__EXERCISE OBJECTIVE__. Start at the line containing "Write a web", stop at the line containing "const yTicks = [2.7, 2.8, 2.9, 3.0];", and please reproduce every line in between, both ends included, without pictures.
--- Begin ---
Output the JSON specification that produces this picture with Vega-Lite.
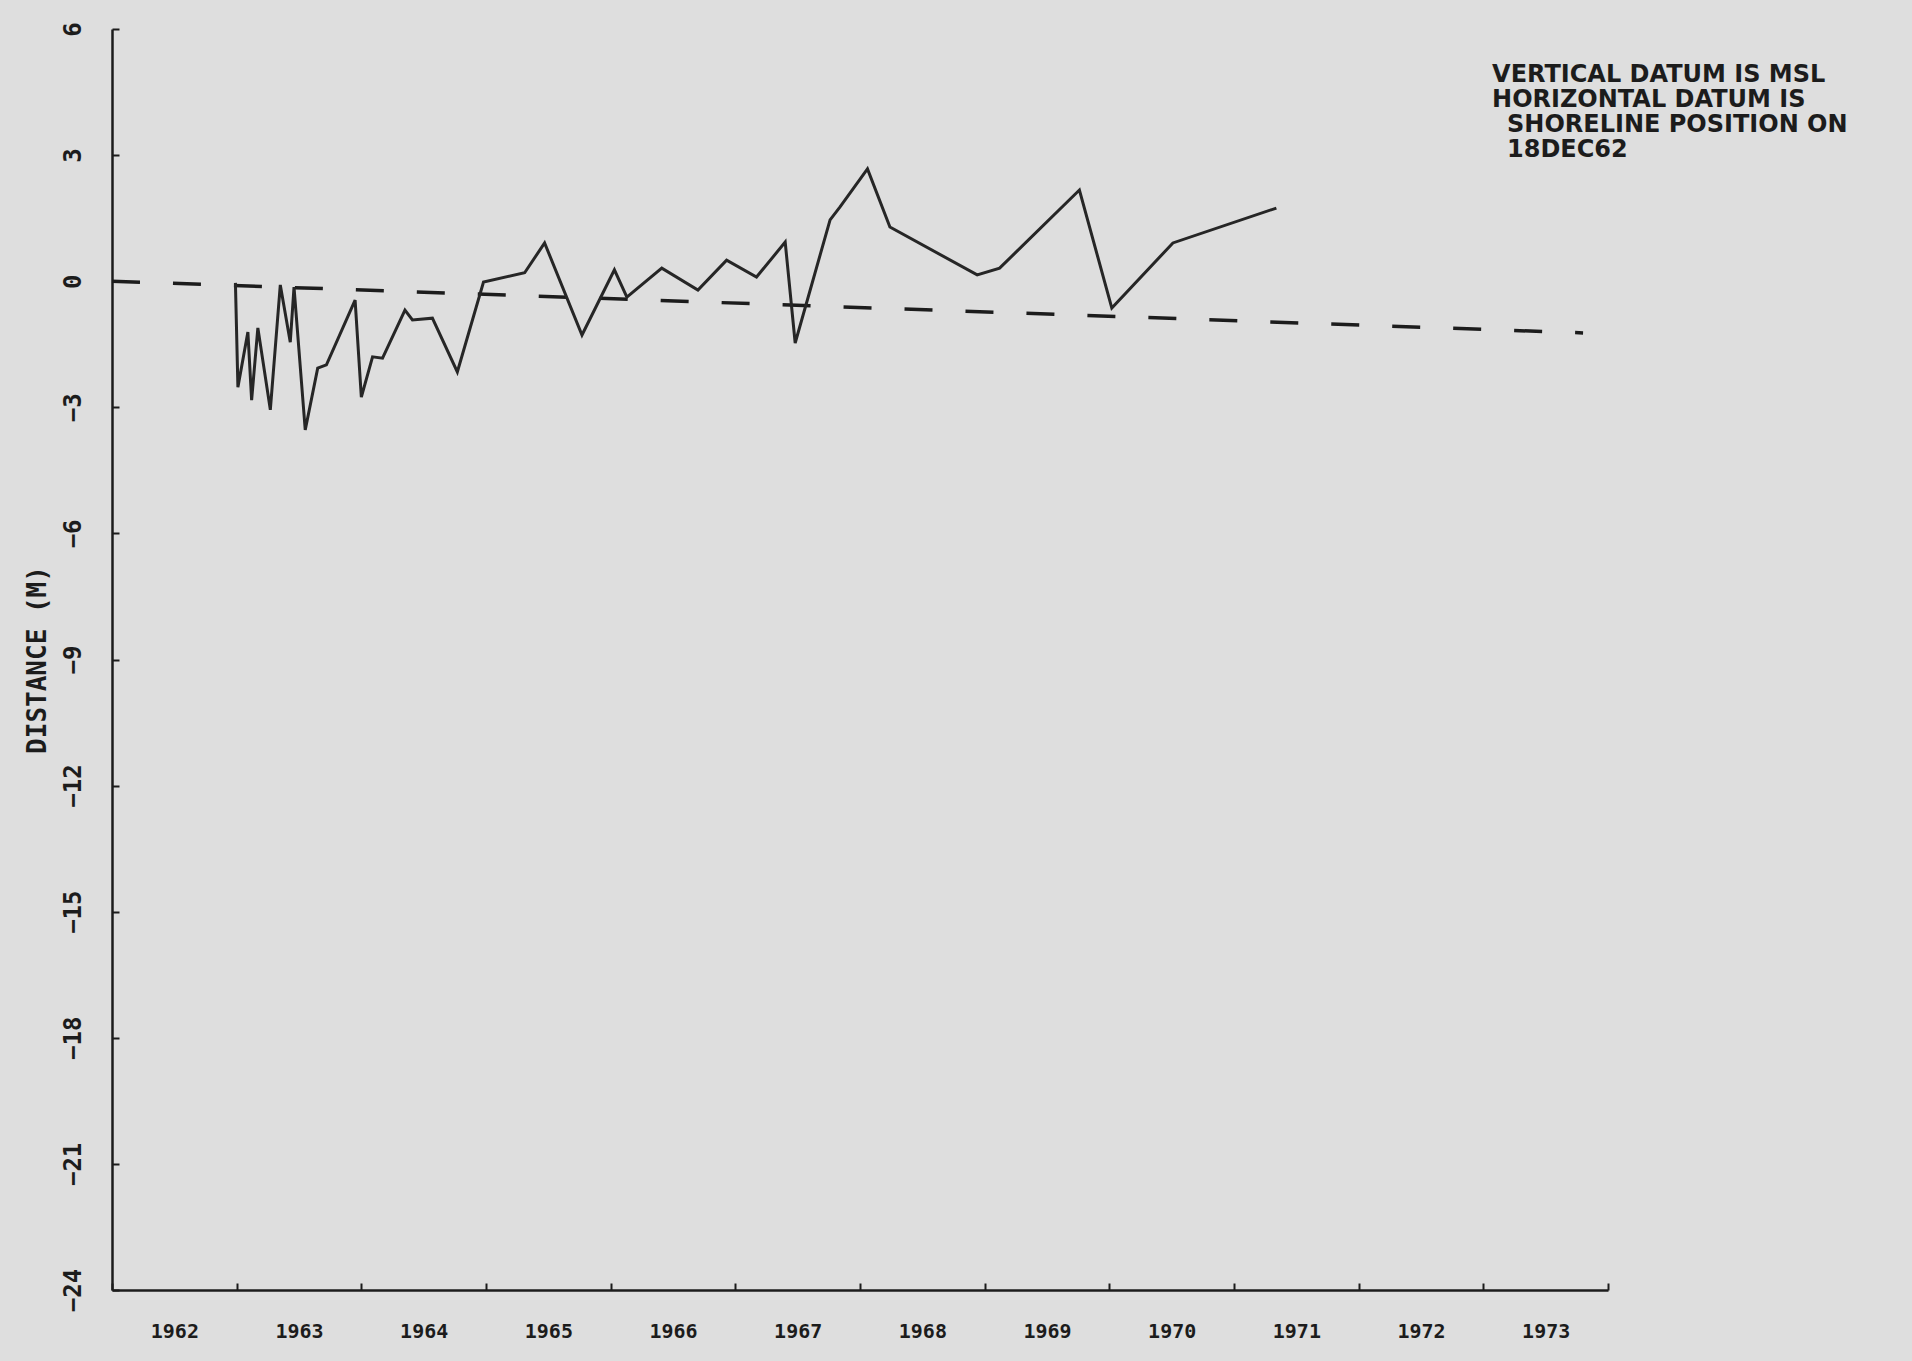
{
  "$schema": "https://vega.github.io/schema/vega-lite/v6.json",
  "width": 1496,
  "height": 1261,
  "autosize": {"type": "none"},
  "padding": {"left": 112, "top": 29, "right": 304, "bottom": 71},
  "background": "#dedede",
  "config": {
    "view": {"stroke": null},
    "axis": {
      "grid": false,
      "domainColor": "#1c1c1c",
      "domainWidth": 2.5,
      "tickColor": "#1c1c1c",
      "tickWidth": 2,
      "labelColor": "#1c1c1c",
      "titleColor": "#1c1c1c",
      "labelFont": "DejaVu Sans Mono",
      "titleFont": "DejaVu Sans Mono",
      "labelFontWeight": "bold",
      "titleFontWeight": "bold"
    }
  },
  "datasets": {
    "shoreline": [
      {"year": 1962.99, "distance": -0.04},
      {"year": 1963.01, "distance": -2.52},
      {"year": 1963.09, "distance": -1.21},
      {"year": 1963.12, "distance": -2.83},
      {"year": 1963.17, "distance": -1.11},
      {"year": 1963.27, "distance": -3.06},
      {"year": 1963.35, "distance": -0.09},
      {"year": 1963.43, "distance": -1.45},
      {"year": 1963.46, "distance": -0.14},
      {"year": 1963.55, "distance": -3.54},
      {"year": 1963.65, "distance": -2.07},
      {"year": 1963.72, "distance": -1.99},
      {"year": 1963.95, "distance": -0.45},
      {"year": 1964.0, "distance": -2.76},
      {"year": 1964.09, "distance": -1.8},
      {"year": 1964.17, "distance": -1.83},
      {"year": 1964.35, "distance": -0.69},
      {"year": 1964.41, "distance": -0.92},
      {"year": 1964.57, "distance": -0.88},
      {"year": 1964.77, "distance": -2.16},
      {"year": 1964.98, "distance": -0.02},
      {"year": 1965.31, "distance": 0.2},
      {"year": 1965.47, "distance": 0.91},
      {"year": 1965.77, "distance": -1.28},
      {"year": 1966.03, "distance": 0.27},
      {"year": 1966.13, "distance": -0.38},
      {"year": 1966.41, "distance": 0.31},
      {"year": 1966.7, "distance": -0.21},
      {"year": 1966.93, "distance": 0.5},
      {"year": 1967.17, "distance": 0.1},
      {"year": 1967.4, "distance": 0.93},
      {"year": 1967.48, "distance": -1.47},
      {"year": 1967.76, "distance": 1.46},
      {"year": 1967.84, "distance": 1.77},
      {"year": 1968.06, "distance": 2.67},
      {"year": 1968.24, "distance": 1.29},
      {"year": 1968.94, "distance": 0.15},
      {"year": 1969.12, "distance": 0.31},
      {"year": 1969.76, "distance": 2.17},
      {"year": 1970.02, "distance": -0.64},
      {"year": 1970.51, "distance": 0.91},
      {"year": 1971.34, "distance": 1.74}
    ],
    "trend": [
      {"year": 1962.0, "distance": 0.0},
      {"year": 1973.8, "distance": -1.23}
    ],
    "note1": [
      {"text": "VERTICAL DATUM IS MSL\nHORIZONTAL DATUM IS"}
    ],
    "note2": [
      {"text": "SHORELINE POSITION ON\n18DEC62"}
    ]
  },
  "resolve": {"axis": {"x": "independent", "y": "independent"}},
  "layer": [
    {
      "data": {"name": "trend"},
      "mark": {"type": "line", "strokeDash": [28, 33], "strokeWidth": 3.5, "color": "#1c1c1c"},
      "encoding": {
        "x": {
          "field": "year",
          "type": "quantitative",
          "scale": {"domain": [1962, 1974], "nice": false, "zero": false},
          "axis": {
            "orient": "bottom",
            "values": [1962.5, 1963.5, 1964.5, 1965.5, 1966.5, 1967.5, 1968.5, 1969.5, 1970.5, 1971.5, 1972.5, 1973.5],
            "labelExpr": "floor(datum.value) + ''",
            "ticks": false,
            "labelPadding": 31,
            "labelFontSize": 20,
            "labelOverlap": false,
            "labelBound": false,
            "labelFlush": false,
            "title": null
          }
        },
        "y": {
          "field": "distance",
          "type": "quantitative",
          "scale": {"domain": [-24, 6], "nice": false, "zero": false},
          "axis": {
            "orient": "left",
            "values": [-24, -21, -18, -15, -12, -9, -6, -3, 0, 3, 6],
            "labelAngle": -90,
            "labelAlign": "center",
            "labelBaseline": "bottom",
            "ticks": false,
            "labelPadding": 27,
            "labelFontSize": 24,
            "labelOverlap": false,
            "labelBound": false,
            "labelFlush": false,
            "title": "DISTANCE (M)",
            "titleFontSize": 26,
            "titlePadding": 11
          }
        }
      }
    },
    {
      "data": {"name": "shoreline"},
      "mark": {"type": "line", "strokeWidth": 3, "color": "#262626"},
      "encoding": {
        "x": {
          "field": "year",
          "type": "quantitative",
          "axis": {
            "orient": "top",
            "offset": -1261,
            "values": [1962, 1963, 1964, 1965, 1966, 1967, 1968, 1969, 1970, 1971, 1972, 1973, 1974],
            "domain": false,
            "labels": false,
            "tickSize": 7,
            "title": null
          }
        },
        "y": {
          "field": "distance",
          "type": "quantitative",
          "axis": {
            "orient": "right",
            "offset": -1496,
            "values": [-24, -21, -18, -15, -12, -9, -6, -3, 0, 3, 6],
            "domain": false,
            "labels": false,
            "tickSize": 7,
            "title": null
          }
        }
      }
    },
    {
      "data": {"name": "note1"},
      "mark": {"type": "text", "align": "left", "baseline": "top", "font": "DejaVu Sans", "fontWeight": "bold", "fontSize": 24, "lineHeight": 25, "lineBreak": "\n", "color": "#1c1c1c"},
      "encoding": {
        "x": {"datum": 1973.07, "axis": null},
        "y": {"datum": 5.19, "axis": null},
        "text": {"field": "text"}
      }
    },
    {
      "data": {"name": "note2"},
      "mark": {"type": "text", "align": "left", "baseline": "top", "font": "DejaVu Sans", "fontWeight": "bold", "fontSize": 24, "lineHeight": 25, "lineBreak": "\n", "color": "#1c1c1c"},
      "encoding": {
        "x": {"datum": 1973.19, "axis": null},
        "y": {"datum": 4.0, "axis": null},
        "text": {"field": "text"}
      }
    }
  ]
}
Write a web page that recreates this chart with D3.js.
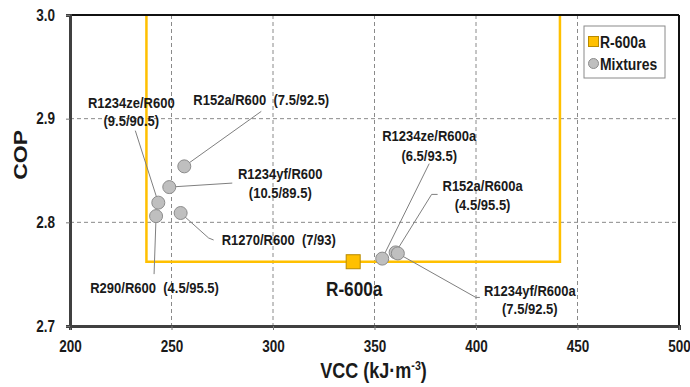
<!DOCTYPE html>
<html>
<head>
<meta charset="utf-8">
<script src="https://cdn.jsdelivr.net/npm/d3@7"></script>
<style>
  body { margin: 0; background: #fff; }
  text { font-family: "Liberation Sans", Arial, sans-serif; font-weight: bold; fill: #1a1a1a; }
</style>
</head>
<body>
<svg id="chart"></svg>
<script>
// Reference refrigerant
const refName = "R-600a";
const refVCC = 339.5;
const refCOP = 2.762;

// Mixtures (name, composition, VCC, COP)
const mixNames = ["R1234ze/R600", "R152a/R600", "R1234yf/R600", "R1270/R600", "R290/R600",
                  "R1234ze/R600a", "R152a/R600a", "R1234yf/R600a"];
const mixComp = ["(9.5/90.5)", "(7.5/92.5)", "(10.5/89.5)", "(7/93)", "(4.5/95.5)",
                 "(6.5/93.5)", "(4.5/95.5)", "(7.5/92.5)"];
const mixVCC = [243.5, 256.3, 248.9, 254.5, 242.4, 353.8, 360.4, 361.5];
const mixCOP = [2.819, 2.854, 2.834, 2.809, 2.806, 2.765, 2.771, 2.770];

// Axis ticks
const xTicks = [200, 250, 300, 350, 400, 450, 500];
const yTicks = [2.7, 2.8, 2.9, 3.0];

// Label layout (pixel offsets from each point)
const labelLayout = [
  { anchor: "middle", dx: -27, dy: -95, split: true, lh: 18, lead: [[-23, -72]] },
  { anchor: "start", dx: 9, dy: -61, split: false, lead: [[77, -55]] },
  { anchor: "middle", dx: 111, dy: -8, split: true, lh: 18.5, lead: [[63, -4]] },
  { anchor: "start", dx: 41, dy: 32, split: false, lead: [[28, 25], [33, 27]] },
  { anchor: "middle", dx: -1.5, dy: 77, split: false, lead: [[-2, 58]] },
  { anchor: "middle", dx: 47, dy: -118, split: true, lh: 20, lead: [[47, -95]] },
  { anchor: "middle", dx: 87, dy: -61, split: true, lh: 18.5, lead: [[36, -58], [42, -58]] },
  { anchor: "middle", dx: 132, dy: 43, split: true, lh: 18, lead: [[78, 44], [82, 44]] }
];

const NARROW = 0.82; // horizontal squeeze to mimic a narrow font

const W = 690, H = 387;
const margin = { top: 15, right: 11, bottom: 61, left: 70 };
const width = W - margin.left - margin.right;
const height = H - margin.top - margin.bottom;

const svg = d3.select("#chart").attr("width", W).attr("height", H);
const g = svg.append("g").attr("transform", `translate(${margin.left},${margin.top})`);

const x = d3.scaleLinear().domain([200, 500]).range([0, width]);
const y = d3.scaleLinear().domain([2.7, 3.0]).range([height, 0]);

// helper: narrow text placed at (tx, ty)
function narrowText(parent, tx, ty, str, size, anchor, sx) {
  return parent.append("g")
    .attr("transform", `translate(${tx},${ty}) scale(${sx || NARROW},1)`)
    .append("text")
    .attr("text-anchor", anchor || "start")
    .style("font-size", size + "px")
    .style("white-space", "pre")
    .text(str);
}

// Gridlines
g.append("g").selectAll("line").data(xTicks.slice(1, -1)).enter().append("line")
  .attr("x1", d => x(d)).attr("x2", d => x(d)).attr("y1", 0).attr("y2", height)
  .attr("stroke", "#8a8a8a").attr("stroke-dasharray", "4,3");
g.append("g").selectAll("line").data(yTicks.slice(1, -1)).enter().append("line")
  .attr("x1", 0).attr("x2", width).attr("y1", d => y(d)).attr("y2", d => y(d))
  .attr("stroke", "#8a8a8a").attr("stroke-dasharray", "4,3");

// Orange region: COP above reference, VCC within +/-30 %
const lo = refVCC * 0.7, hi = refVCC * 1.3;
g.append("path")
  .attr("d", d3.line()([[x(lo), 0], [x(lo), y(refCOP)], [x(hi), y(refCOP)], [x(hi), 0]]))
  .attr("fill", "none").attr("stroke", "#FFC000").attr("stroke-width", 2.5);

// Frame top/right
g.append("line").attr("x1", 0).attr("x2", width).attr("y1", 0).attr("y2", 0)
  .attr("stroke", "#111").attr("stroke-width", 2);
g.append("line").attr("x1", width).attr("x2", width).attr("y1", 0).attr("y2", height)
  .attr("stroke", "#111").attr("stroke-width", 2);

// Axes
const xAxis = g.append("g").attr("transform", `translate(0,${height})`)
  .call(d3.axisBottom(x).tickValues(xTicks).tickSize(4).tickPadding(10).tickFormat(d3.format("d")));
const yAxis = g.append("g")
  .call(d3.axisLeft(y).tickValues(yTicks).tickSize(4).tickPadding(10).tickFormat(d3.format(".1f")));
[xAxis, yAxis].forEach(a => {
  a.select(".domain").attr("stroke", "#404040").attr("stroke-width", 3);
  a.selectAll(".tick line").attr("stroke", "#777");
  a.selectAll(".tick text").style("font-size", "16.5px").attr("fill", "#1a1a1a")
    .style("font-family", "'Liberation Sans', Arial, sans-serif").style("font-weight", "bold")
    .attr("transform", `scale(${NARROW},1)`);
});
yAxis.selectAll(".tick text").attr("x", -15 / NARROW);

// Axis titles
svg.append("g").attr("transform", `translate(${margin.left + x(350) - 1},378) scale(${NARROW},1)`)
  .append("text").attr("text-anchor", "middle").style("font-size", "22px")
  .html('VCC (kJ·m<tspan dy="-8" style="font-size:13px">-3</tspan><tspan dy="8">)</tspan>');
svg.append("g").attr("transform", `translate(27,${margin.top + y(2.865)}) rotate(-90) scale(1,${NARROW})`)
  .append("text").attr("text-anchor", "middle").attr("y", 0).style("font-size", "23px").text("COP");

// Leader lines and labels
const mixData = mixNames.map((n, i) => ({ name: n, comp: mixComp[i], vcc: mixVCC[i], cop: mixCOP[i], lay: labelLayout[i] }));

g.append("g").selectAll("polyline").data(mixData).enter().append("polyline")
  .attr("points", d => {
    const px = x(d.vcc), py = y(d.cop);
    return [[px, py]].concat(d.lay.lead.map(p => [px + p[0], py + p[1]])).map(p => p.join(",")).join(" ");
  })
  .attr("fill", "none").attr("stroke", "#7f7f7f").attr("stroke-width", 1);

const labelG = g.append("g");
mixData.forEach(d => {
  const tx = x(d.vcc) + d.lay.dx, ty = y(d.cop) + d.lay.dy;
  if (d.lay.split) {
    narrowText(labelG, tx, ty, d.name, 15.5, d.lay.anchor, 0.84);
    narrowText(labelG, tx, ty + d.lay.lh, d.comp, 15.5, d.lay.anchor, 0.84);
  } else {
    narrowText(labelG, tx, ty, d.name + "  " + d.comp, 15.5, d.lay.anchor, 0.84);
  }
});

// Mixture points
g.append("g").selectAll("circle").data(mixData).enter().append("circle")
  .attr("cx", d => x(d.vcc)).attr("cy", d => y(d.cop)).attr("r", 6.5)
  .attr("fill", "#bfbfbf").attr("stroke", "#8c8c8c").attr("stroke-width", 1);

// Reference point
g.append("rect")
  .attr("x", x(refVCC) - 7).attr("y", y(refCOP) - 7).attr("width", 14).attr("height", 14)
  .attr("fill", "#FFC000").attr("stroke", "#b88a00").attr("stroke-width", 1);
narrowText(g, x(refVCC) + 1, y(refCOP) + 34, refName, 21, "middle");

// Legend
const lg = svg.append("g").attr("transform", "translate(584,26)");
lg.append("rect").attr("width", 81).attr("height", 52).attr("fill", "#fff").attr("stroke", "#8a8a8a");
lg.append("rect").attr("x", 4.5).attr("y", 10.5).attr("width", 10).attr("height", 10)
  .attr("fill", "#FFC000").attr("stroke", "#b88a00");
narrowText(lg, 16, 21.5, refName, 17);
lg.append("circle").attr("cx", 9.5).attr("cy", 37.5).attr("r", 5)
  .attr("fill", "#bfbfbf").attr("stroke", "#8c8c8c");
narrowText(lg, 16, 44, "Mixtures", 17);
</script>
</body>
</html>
--- End ---
__RESULT OF THE EXERCISE__.
Write a web page that recreates this chart with D3.js.
<!DOCTYPE html>
<html>
<head>
<meta charset="utf-8">
<script src="https://cdn.jsdelivr.net/npm/d3@7"></script>
<style>
  body { margin: 0; background: #fff; }
  text { font-family: "Liberation Sans", Arial, sans-serif; font-weight: bold; fill: #1a1a1a; }
</style>
</head>
<body>
<svg id="chart"></svg>
<script>
// Reference refrigerant
const refName = "R-600a";
const refVCC = 339.5;
const refCOP = 2.762;

// Mixtures (name, composition, VCC, COP)
const mixNames = ["R1234ze/R600", "R152a/R600", "R1234yf/R600", "R1270/R600", "R290/R600",
                  "R1234ze/R600a", "R152a/R600a", "R1234yf/R600a"];
const mixComp = ["(9.5/90.5)", "(7.5/92.5)", "(10.5/89.5)", "(7/93)", "(4.5/95.5)",
                 "(6.5/93.5)", "(4.5/95.5)", "(7.5/92.5)"];
const mixVCC = [243.5, 256.3, 248.9, 254.5, 242.4, 353.8, 360.4, 361.5];
const mixCOP = [2.819, 2.854, 2.834, 2.809, 2.806, 2.765, 2.771, 2.770];

// Axis ticks
const xTicks = [200, 250, 300, 350, 400, 450, 500];
const yTicks = [2.7, 2.8, 2.9, 3.0];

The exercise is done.